Our genes can come in handy when trying to store digital information. This isn’t genetic memory, but actually turning DNA molecules into data storage units. A group of researchers from the University of Washington (UW) teamed up with Microsoft experts to address space containment issues for digital data, because in just four years the amount of all of the world’s data will reach 44-trillion gigabytes.

Solutions? We could either build six stacks of computer servers that would reach up to the moon (over 370,000 kilometers) or alternatively try to store all of this data in DNA molecules. The latter option would save a ton of space, both in the digital and geographic sense of this term.

Scientists at UW came up with a new technology that would allow to “successfully encode four image files worth of digital data into the nucleotide sequences of snippets of synthetic DNA,” Tech Times reported.

It seems surreal, but researchers retrieved the right sequences of encoded digital data from a DNA pool and reconstructed the four images without losing an information byte, the source said.
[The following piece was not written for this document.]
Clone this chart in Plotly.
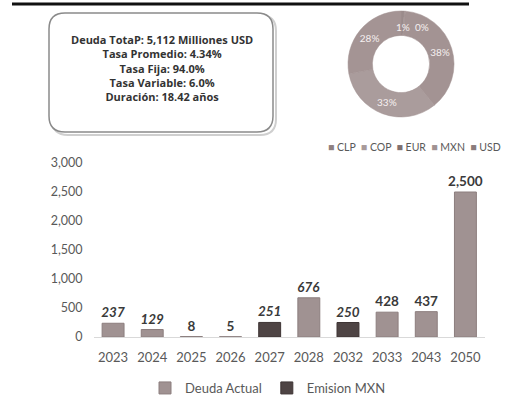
import plotly.graph_objects as go

# ---- data ----
years = ["2023", "2024", "2025", "2026", "2027", "2028", "2032", "2033", "2043", "2050"]
deuda_actual = [237, 129, 8, 5, None, 676, None, 428, 437, 2500]
emision_mxn = [None, None, None, None, 251, None, 250, None, None, None]
italic_years = ["2023", "2024", "2027", "2028", "2032"]

currencies = ["CLP", "COP", "EUR", "MXN", "USD"]
currency_share = [1.0, 0.3, 38.0, 33.0, 28.0]

summary_lines = [
    "Deuda TotaP: 5,112 Milliones USD",
    "Tasa Promedio: 4.34%",
    "Tasa Fija: 94.0%",
    "Tasa Variable: 6.0%",
    "Duración: 18.42 años",
]

W, H = 505, 403
FONT = "Lato"
pie_colors = ["#8e8080", "#a89a9a", "#7f7070", "#a09292", "#8a7b7b"]
ring_colors = ["#9a8b8b", "#a89a9a", "#a39393", "#aa9c9c", "#a49494"]


def px(x):
    return x / W


def py(y):
    return 1 - y / H


def label(vals):
    out = []
    for yr, v in zip(years, vals):
        if v is None:
            out.append("")
        else:
            s = f"{v:,}"
            out.append(f"<i>{s}</i>" if yr in italic_years else s)
    return out


total_share = sum(currency_share)
pct_text = [f"{round(100 * v / total_share):d}%" for v in currency_share]
small = [v / total_share < 0.02 for v in currency_share]

fig = go.Figure()

for name, vals, col, lcol in [("Deuda Actual", deuda_actual, "#a09292", "#8c7e7e"),
                              ("Emision MXN", emision_mxn, "#4e4444", "#3e3535")]:
    fig.add_trace(go.Bar(
        x=years, y=vals, name=name,
        marker=dict(color=col, line=dict(color=lcol, width=1)),
        text=label(vals), textposition="outside", cliponaxis=False,
        constraintext="none",
        textfont=dict(family=FONT, size=13.5, color="#3a3a3a", weight="bold"),
        width=0.56,
    ))

fig.add_trace(go.Pie(
    labels=currencies, values=currency_share, hole=0.54, sort=False,
    direction="clockwise", rotation=0,
    marker=dict(colors=ring_colors, line=dict(color="#a09090", width=0.5)),
    text=["" if s else t for s, t in zip(small, pct_text)],
    textinfo="text", textposition="inside",
    insidetextorientation="horizontal",
    textfont=dict(family=FONT, size=10, color="#f6f0f0"),
    domain=dict(x=[px(348), px(454)], y=[py(117), py(11)]),
    showlegend=False,
))


def rounded(x0, y0, x1, y1, r):
    rx, ry = r / W, r / H
    X0, X1 = px(x0), px(x1)
    Y0, Y1 = py(y0), py(y1)
    return (f"M {X0+rx},{Y0} L {X1-rx},{Y0} Q {X1},{Y0} {X1},{Y0-ry} "
            f"L {X1},{Y1+ry} Q {X1},{Y1} {X1-rx},{Y1} "
            f"L {X0+rx},{Y1} Q {X0},{Y1} {X0},{Y1+ry} "
            f"L {X0},{Y0-ry} Q {X0},{Y0} {X0+rx},{Y0} Z")


shapes = [
    dict(type="path", xref="paper", yref="paper", path=rounded(52, 15, 276, 135, 16),
         line=dict(color="#cfcfcf", width=2), fillcolor="rgba(0,0,0,0)", layer="below"),
    dict(type="path", xref="paper", yref="paper", path=rounded(49, 13, 273, 132, 16),
         line=dict(color="#8a8a8a", width=1.5), fillcolor="white", layer="below"),
    dict(type="line", xref="paper", yref="paper", x0=px(12), x1=px(469), y0=py(4), y1=py(4),
         line=dict(color="#111111", width=3)),
]

annotations = [
    dict(xref="paper", yref="paper", x=px(162), y=py(68), xanchor="center", yanchor="middle",
         text="<br>".join(f"<b>{s}</b>" for s in summary_lines), showarrow=False,
         align="center", font=dict(family="Open Sans", size=11, color="#333333")),
]

# small-slice labels of the donut
small_pos = [(403, 27), (422, 27)]
k = 0
for s, t in zip(small, pct_text):
    if s:
        annotations.append(dict(xref="paper", yref="paper", x=px(small_pos[k][0]), y=py(small_pos[k][1]),
                                text=t, showarrow=False, xanchor="center", yanchor="middle",
                                font=dict(family=FONT, size=10, color="#f6f0f0")))
        k += 1

# donut legend
legend_text = "  ".join(
    f"<span style='color:{c}'>■</span> {n}" for n, c in zip(currencies, pie_colors)
)
annotations.append(dict(xref="paper", yref="paper", x=px(503), y=py(147), xanchor="right",
                        yanchor="middle", text=legend_text, showarrow=False,
                        font=dict(family=FONT, size=10.5, color="#595959")))

fig.update_layout(
    width=W, height=H, margin=dict(l=0, r=0, t=0, b=0, autoexpand=False),
    paper_bgcolor="white", plot_bgcolor="white",
    barmode="overlay",
    shapes=shapes, annotations=annotations,
    font=dict(family=FONT, color="#595959"),
    xaxis=dict(domain=[px(93.5), px(485)], type="category", showgrid=False,
               showline=True, linecolor="#d9d9d9", linewidth=1, ticks="",
               tickfont=dict(family=FONT, size=13, color="#595959"),
               tickangle=0, ticklabelstandoff=8),
    yaxis=dict(domain=[py(337), py(163)], range=[0, 3000], dtick=500,
               tickformat=",", showgrid=False, zeroline=False, ticks="",
               tickfont=dict(family=FONT, size=12.5, color="#595959"),
               ticklabelstandoff=10),
    legend=dict(orientation="h", x=px(268), xanchor="center", y=py(388), yanchor="middle",
                font=dict(family=FONT, size=13, color="#595959"), itemwidth=30,
                traceorder="normal"),
)

fig.write_html("out.html", config={"displayModeBar": False},
               post_script="document.body.style.margin='0';document.body.style.overflow='hidden';")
Comment: Scientists were able to encode four digital images into strings of DNA. This required converting the 1s and 0s of the files into the four basic elements of DNA – adenine, guanine, cytosine, and thymine. But even more challenging was reversing the process without any errors.

​”Life has produced this fantastic molecule called DNA that efficiently stores all kinds of information about your genes and how a living system works — it’s very, very compact and very durable,” said Luis Ceze, one of the scientists who worked on the project, as cited by Science Alert. In the future giant server farms will not have to be built to store data, with DNA data coding, billions of gigabytes could be squashed into a space the size of an apple.